_Source records:_

%%

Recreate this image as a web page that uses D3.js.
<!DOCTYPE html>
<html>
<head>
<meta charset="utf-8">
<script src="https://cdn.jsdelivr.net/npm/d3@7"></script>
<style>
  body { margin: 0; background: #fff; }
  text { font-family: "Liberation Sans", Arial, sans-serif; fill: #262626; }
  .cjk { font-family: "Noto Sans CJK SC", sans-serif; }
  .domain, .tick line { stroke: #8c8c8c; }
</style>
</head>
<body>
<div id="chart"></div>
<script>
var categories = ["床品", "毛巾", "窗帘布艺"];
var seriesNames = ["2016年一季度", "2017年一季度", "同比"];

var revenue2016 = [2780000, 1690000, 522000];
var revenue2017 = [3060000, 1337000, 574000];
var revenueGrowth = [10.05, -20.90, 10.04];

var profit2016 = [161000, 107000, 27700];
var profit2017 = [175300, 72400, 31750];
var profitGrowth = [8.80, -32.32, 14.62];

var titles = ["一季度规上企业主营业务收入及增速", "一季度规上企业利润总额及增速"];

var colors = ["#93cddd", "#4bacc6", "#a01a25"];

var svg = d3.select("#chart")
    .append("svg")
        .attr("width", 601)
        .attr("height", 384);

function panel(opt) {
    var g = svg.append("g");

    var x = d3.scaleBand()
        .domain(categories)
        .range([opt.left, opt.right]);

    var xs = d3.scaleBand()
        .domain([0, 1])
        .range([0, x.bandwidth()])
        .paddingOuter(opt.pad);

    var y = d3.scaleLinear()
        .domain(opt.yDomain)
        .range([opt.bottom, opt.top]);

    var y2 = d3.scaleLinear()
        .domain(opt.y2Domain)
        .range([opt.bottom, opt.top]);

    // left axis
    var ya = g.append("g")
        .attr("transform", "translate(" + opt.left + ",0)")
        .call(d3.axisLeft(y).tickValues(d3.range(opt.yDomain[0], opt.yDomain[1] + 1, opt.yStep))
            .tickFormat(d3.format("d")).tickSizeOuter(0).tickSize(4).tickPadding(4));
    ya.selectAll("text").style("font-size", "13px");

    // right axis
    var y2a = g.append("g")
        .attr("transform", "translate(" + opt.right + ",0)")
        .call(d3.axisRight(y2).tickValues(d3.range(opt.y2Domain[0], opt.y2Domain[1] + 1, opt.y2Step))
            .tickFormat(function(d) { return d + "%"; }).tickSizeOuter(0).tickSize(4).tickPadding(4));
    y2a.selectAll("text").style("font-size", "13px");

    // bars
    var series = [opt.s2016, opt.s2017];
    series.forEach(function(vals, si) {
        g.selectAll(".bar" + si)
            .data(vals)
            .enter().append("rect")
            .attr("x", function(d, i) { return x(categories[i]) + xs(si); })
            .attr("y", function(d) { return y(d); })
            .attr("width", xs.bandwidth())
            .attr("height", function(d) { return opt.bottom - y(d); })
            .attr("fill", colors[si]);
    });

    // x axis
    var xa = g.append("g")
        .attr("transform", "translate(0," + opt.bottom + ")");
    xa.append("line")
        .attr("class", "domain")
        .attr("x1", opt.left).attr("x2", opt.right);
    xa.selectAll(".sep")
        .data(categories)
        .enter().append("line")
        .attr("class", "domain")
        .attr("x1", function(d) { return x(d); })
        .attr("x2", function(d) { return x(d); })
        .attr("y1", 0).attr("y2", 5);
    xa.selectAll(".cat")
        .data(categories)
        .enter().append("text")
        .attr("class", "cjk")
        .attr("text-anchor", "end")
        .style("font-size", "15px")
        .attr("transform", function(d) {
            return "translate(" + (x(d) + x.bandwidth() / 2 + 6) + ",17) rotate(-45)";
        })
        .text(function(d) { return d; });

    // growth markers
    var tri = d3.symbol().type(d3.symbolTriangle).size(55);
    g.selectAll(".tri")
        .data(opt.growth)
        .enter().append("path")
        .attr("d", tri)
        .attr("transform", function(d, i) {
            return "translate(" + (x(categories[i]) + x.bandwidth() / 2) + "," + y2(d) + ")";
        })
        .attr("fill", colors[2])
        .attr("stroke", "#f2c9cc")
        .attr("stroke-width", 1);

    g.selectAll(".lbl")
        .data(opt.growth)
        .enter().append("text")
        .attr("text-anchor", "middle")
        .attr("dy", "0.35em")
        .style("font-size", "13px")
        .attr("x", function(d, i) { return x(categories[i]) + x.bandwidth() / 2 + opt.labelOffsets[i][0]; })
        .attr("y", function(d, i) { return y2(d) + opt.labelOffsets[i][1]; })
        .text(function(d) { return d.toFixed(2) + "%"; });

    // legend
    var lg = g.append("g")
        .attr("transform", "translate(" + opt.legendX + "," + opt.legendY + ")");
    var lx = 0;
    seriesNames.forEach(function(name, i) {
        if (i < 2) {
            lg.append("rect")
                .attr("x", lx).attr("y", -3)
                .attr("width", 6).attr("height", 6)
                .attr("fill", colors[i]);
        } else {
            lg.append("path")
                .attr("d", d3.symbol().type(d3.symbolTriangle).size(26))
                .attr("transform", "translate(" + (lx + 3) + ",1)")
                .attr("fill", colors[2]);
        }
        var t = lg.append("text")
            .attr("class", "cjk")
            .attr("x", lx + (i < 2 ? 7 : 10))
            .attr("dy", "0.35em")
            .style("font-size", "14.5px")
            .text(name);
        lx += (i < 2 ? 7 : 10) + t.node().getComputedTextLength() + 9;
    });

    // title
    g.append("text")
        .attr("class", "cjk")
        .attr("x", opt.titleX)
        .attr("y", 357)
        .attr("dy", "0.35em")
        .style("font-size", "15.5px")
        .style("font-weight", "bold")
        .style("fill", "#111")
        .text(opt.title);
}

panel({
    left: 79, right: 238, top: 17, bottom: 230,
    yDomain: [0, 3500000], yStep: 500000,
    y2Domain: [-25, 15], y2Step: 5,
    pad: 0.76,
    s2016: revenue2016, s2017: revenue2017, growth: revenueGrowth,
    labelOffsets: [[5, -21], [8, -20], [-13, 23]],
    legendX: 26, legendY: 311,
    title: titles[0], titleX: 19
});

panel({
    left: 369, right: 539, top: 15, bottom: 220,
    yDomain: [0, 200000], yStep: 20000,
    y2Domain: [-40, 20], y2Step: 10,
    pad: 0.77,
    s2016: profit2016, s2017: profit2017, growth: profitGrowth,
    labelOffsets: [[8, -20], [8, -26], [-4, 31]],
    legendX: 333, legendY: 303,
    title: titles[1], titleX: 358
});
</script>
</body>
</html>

%%
%%

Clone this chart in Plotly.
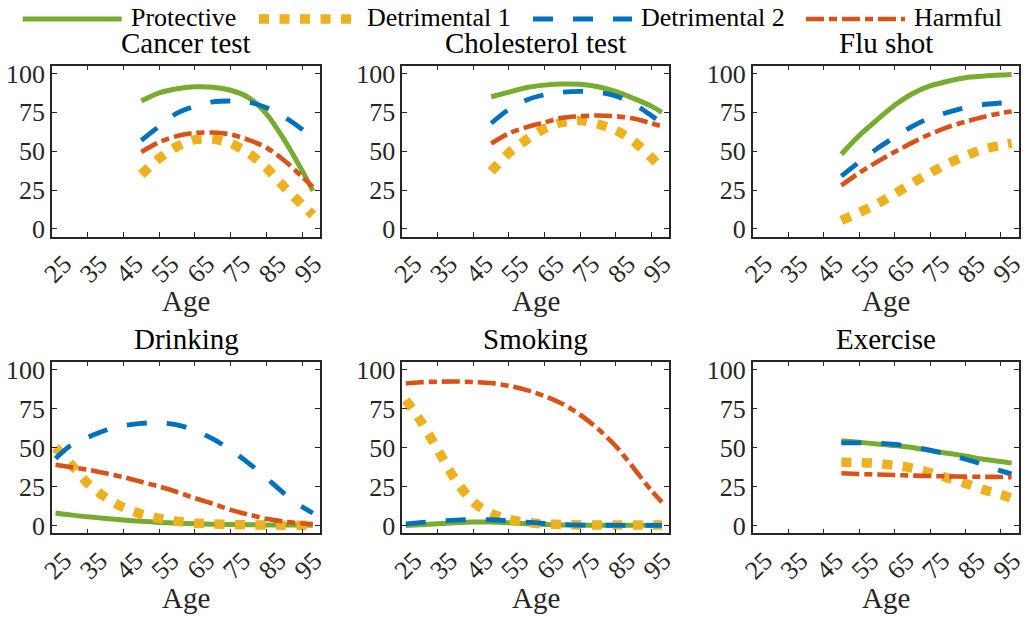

%%
%%

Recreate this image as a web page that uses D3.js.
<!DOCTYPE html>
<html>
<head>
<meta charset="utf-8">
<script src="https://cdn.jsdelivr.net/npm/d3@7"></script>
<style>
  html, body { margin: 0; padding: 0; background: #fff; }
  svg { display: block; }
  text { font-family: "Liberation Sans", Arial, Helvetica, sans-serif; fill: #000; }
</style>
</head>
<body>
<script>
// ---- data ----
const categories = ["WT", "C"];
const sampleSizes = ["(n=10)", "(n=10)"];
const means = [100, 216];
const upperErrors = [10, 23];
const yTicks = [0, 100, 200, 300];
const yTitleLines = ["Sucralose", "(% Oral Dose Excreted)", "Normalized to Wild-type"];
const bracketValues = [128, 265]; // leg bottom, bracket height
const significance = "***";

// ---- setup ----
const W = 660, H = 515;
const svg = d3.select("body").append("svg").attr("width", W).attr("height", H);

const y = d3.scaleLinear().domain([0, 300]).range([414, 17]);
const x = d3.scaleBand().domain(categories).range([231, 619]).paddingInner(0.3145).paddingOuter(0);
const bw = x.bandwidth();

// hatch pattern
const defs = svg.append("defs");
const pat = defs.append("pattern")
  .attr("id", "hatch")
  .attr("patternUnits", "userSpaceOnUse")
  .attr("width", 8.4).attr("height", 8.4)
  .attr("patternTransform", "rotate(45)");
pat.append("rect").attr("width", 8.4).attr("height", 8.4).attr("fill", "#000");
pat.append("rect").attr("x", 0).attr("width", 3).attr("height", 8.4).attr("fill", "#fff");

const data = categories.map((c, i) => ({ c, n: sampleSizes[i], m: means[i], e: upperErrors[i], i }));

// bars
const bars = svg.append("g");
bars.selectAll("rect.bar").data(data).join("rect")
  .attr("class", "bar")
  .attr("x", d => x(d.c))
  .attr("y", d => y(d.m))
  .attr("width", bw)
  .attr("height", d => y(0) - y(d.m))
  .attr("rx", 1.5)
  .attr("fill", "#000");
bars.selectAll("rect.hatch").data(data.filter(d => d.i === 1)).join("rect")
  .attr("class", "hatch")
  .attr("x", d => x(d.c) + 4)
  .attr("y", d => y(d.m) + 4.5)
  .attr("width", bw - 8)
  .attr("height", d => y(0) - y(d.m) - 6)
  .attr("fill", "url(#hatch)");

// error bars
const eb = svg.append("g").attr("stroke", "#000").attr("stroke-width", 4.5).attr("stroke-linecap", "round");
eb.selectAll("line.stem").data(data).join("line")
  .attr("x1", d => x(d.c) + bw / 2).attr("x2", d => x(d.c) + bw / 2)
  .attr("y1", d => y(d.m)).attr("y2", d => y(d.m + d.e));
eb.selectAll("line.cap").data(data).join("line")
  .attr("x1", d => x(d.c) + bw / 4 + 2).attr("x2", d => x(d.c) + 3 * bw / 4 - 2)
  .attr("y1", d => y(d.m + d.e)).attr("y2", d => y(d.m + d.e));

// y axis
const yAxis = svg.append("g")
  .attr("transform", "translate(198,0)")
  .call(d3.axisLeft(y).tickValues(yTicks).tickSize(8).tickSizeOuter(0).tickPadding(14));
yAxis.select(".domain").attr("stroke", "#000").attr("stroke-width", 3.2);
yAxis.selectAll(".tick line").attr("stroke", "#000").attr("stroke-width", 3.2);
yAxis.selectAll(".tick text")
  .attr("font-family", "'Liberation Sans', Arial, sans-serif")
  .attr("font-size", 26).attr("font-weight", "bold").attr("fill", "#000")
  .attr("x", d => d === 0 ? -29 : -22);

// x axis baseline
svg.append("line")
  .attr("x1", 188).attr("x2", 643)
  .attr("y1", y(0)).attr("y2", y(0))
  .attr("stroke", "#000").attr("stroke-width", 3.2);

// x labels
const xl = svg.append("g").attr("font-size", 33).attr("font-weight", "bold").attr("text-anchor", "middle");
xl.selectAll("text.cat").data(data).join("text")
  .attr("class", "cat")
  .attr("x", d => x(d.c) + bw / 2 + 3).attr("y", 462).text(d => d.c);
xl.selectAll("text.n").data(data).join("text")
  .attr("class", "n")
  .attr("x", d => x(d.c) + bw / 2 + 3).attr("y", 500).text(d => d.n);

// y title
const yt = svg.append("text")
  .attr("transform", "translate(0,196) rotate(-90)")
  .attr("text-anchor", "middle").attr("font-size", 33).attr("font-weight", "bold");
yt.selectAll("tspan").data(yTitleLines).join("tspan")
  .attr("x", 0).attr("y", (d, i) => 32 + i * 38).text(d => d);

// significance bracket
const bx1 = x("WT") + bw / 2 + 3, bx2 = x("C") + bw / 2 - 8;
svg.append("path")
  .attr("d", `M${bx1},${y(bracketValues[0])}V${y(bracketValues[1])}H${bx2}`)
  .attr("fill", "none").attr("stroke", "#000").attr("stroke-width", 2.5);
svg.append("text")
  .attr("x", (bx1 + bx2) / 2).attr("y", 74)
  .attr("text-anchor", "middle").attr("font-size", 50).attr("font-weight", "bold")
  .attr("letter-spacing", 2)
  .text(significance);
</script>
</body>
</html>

%%

_Request:_
Count the lines in the entries above that include the string "chart", then give only that figure.

_The answer:_
3